- _Stated exercise_
Determine which lines contain the word "this", then copy those lines.

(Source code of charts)
----------------

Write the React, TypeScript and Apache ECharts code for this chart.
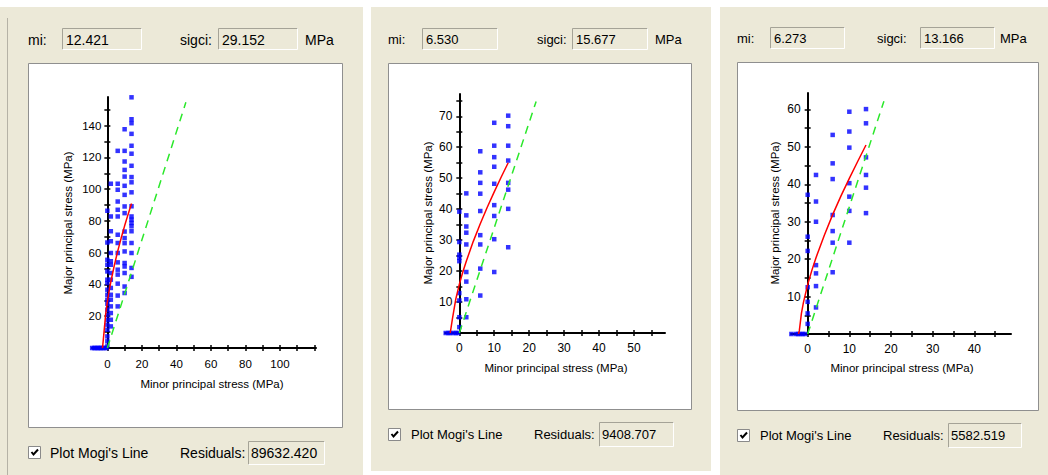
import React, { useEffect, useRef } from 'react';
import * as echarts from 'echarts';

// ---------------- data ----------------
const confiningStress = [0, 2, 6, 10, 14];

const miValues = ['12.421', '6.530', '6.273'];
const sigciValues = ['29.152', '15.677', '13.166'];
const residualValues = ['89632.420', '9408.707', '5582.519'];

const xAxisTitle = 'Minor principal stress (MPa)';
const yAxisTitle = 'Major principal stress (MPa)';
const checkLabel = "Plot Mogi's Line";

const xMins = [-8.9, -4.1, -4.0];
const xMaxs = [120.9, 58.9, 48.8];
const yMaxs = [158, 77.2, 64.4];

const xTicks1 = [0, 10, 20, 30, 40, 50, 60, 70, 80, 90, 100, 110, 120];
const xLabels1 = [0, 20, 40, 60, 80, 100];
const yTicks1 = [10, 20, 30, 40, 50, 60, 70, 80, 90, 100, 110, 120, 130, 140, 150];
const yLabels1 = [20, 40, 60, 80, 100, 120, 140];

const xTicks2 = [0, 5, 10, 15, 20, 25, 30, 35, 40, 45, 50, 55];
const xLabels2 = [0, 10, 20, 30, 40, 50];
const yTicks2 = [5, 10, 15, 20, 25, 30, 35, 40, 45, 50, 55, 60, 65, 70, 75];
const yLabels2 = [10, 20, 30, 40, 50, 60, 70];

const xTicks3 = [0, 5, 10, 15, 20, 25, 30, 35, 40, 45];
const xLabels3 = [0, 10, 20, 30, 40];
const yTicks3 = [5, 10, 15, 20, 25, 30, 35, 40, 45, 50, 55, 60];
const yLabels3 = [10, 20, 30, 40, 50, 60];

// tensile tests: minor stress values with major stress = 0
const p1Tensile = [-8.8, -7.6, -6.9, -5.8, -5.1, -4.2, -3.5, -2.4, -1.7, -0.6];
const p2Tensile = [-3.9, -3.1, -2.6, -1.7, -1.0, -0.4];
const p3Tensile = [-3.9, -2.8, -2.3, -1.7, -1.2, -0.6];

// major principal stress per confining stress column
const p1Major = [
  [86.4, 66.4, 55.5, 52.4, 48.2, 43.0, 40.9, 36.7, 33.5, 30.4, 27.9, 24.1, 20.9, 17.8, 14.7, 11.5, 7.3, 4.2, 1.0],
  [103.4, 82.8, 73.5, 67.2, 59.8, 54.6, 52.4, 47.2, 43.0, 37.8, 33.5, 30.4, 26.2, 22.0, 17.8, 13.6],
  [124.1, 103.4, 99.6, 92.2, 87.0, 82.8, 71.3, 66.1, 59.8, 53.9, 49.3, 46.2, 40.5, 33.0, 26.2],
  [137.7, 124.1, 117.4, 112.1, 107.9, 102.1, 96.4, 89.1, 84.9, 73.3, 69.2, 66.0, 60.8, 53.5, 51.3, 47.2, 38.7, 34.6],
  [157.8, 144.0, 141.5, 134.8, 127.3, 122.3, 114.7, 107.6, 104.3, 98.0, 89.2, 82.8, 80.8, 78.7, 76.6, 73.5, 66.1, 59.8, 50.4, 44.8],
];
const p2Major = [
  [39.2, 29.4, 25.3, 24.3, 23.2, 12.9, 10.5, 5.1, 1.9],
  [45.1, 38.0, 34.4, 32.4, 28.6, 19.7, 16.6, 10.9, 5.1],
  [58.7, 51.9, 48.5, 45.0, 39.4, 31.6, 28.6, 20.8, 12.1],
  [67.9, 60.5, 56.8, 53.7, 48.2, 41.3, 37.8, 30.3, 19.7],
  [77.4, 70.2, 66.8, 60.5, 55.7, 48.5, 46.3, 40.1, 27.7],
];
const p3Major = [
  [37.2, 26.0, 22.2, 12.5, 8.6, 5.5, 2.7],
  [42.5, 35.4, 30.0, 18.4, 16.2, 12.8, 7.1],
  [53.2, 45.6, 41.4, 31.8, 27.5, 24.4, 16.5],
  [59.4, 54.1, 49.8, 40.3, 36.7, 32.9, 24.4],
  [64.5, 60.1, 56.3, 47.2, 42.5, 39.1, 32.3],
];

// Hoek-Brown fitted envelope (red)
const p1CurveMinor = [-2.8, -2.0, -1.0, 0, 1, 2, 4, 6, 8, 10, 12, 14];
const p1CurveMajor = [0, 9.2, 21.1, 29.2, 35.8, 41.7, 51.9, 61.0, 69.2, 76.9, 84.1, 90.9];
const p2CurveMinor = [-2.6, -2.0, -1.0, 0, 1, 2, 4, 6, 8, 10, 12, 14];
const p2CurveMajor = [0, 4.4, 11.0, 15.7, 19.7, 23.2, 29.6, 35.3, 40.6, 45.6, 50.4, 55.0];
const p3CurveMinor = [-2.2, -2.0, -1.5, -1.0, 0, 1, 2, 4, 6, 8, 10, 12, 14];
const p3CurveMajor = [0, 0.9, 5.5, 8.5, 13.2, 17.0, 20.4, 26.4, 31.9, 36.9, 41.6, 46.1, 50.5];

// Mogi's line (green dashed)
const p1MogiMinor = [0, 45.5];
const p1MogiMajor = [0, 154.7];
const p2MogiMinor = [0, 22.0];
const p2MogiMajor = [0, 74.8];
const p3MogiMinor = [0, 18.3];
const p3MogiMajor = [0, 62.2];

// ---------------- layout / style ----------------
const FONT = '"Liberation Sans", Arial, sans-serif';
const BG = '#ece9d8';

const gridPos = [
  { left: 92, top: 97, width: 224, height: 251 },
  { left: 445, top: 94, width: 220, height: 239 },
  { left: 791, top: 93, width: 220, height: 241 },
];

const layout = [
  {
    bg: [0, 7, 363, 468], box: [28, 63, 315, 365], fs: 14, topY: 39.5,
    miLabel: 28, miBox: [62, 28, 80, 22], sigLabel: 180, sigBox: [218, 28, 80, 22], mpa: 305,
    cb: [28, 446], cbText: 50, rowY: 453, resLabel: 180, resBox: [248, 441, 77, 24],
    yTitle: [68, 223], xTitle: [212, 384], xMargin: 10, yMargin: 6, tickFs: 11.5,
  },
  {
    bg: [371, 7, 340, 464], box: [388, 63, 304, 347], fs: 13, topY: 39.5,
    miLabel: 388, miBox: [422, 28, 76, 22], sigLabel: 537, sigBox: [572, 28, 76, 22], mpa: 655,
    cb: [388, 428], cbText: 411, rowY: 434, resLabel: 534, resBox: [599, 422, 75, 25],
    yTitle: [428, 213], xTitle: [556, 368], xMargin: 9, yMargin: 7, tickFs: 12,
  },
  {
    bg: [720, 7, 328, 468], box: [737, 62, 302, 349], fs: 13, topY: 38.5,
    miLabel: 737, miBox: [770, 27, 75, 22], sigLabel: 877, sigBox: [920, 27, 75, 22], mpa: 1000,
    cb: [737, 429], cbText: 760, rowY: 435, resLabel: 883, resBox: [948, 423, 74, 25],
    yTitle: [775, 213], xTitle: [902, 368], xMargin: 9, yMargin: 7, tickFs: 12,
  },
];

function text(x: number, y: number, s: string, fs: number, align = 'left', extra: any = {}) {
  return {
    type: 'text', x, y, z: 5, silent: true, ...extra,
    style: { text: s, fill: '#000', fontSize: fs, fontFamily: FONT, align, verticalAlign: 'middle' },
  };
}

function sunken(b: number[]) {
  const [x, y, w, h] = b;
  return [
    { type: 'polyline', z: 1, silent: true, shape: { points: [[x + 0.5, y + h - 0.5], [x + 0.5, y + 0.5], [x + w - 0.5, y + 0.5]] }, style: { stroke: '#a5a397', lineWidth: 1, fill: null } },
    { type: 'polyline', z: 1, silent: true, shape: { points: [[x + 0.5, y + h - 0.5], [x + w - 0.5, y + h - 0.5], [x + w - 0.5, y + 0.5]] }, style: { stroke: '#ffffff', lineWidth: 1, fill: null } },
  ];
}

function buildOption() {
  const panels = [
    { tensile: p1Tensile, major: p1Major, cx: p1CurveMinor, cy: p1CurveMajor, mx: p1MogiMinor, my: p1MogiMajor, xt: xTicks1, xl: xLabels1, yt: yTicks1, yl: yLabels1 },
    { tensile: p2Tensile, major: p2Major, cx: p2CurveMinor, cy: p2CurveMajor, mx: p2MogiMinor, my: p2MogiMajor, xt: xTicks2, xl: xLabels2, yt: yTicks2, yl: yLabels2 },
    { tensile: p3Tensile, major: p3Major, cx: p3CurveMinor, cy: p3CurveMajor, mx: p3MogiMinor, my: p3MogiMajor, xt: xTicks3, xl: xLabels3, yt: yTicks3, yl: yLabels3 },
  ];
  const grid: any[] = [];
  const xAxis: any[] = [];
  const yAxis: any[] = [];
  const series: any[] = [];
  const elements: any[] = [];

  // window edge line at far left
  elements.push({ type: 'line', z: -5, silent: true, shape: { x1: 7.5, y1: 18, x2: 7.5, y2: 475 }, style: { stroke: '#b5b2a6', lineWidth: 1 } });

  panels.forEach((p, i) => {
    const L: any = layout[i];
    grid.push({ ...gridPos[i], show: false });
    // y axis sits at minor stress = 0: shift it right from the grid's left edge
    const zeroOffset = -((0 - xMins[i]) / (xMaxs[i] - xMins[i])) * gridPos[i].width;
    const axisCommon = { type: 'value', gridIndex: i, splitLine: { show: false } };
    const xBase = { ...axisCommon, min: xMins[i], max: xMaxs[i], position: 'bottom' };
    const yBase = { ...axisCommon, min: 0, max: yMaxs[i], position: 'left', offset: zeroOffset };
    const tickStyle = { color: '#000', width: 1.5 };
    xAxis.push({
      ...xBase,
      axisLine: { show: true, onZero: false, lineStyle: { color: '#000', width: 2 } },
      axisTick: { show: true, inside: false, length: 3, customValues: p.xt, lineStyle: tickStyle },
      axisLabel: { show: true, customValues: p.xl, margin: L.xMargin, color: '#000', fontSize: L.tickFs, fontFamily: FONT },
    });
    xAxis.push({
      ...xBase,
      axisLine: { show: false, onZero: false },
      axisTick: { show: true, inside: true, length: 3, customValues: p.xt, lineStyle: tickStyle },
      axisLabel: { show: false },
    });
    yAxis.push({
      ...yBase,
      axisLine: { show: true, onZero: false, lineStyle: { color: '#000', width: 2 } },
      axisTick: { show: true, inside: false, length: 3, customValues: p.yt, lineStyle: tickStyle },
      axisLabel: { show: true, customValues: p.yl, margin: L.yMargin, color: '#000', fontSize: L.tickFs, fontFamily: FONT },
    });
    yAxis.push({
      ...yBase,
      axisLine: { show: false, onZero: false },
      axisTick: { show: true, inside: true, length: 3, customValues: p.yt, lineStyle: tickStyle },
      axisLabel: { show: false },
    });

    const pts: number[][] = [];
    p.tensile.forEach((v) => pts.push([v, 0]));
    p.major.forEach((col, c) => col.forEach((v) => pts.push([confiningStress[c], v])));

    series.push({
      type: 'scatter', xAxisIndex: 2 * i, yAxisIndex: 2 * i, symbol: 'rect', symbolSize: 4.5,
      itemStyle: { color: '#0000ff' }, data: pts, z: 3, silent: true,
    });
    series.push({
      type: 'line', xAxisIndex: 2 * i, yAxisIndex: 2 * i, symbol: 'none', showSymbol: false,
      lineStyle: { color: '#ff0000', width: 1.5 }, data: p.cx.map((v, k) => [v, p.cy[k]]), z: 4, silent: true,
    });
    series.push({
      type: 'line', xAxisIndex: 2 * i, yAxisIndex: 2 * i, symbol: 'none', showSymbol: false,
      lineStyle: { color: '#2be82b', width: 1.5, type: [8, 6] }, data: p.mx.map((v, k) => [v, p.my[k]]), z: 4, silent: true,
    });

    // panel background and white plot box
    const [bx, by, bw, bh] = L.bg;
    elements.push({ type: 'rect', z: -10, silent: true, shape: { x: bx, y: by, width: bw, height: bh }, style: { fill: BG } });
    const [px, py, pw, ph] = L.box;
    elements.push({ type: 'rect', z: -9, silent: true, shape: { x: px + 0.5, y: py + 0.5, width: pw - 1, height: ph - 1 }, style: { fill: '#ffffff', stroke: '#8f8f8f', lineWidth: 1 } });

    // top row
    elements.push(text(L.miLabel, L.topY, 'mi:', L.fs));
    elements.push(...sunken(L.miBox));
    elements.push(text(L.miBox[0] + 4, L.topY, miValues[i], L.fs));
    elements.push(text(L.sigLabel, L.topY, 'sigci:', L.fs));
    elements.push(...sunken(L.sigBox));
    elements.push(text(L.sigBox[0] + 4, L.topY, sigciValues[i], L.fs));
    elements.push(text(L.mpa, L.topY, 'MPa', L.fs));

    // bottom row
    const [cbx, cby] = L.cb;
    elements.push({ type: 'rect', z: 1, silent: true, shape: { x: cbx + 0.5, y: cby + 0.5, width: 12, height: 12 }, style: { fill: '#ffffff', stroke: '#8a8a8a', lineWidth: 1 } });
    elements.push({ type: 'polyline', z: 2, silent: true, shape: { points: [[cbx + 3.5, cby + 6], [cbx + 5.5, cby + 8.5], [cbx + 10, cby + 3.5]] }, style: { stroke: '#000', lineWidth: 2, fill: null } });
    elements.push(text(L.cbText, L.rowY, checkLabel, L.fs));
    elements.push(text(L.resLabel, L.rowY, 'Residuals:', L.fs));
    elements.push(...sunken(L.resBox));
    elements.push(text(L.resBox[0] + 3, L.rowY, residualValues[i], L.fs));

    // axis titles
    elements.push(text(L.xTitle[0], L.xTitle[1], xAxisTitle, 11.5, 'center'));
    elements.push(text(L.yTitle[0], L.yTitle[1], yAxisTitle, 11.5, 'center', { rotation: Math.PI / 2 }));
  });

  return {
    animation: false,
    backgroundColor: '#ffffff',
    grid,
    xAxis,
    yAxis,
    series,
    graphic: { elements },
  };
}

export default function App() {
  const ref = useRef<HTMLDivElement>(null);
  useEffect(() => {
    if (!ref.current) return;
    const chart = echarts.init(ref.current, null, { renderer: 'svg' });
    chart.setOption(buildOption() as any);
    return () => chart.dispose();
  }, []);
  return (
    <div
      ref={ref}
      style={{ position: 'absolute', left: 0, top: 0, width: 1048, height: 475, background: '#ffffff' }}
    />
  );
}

----------------

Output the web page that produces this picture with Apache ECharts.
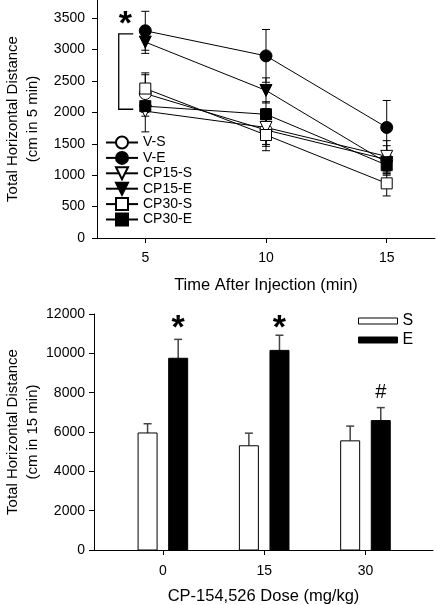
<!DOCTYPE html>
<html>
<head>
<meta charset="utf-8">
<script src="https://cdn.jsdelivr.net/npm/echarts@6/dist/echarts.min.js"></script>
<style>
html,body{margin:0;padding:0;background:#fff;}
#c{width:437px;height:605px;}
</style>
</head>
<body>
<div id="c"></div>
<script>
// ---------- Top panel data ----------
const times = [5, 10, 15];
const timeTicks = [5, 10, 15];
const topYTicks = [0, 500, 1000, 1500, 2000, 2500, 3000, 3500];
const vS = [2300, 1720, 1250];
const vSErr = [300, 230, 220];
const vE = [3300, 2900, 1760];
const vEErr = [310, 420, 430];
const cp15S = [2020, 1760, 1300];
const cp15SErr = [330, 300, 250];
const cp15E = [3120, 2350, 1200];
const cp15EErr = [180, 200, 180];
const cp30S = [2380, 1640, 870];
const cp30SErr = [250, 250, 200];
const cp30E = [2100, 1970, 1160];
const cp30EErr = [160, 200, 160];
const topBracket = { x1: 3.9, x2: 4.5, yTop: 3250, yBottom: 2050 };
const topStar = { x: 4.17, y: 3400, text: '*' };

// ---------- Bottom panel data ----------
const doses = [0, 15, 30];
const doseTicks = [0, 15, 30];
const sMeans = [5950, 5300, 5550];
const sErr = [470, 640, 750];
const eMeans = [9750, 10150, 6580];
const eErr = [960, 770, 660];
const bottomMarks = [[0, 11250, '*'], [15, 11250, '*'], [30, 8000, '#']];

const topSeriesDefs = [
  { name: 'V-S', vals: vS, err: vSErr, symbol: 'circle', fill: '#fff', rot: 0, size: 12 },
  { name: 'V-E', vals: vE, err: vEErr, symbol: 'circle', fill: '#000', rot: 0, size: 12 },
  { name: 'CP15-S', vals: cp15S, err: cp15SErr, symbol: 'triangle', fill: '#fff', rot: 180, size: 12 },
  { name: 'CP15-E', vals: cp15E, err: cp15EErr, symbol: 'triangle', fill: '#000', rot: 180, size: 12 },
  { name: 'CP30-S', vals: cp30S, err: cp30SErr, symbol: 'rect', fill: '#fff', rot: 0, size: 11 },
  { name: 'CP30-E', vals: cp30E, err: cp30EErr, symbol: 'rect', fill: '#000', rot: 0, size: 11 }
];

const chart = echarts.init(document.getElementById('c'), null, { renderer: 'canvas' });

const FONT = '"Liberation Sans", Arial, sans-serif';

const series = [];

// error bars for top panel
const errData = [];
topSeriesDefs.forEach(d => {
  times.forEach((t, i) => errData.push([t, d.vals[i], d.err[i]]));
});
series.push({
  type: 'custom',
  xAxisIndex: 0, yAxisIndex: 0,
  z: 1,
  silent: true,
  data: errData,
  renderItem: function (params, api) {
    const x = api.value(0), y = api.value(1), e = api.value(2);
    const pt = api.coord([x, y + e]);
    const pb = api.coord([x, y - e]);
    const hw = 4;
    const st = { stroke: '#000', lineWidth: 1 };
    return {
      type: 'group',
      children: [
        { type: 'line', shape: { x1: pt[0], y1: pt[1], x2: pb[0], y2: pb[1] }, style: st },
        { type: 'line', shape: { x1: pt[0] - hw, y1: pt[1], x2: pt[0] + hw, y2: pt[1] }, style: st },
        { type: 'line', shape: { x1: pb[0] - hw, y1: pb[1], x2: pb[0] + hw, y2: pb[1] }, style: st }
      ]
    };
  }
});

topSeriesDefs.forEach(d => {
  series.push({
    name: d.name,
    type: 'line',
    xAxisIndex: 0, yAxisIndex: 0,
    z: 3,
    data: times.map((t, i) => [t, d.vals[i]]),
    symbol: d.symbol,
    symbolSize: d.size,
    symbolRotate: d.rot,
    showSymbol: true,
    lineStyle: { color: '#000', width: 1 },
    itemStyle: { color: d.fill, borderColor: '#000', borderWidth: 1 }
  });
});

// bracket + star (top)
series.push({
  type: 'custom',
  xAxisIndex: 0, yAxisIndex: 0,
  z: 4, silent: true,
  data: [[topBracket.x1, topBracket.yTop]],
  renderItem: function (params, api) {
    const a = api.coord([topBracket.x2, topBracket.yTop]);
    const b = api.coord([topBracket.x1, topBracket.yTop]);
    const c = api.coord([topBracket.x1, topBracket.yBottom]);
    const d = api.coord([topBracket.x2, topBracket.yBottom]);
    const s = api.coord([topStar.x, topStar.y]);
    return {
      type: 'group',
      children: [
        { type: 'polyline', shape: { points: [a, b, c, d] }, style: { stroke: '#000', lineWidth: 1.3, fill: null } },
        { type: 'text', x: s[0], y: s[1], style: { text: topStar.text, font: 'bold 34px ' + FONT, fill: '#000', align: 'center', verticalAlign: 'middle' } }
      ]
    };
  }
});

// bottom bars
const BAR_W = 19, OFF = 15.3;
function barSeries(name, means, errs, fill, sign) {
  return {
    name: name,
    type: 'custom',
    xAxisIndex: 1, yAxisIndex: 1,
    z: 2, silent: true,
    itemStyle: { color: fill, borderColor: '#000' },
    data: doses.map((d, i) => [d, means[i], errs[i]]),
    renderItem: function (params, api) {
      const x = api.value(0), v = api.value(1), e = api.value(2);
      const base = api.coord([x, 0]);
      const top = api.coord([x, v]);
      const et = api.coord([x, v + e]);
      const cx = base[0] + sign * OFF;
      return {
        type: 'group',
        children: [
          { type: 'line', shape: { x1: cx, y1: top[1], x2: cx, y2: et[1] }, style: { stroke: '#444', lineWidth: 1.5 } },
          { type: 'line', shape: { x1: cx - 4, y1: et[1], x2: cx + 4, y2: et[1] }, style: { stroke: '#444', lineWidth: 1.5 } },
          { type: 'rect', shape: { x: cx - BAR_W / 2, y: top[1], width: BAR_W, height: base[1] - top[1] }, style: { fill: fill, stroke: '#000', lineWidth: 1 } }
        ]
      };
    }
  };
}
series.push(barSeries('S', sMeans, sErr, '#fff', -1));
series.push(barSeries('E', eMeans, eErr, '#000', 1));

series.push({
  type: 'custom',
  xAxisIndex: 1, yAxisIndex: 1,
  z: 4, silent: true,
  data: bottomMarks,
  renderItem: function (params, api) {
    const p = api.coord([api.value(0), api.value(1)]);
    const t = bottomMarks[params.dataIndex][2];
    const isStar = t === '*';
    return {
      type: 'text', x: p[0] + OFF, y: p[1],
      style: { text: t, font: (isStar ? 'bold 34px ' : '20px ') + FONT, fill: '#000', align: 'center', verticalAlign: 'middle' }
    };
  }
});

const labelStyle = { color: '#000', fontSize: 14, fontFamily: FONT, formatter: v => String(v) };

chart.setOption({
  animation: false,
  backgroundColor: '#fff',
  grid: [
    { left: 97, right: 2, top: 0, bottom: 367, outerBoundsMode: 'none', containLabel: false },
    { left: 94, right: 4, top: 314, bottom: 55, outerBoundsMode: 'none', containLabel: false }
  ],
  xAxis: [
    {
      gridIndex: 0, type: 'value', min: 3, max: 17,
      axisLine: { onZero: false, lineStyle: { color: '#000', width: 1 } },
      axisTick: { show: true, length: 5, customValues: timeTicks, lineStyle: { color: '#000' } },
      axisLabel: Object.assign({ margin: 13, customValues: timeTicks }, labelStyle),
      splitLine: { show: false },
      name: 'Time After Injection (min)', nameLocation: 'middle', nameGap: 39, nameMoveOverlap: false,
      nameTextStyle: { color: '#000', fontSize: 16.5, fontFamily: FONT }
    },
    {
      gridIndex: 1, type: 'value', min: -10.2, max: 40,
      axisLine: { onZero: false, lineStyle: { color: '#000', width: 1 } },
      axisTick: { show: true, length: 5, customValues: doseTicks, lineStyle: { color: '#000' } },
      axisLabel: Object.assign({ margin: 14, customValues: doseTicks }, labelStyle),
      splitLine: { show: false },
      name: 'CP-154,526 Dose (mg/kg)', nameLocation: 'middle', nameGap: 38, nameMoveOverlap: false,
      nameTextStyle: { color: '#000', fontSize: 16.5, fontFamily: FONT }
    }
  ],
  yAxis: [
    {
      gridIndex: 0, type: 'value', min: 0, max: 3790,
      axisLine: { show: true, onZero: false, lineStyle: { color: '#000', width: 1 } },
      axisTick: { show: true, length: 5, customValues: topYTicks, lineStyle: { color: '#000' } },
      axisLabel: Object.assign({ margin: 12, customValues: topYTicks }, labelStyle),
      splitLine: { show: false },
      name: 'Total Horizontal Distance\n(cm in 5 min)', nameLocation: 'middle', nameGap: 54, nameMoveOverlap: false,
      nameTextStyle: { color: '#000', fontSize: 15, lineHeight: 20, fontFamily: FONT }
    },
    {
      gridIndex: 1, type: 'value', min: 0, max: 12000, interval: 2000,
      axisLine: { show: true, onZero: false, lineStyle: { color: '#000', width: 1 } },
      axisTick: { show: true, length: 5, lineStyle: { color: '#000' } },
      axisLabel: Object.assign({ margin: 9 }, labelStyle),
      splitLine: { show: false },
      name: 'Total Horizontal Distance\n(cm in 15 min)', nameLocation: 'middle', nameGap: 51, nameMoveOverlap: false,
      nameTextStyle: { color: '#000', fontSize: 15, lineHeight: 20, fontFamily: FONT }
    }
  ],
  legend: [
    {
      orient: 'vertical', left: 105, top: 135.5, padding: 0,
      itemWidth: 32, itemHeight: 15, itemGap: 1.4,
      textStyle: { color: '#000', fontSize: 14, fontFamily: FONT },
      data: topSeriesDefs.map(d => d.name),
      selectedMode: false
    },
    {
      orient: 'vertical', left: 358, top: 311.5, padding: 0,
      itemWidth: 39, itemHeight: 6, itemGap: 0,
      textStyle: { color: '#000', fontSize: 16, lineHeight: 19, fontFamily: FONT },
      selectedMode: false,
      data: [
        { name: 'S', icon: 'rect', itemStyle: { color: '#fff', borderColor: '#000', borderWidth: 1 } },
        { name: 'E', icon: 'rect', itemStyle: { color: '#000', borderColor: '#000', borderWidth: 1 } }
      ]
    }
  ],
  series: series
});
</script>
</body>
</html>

----------------

- _Full answer_
Write the React, TypeScript and Apache ECharts code for this chart.
Output the web page that produces this picture with Apache ECharts.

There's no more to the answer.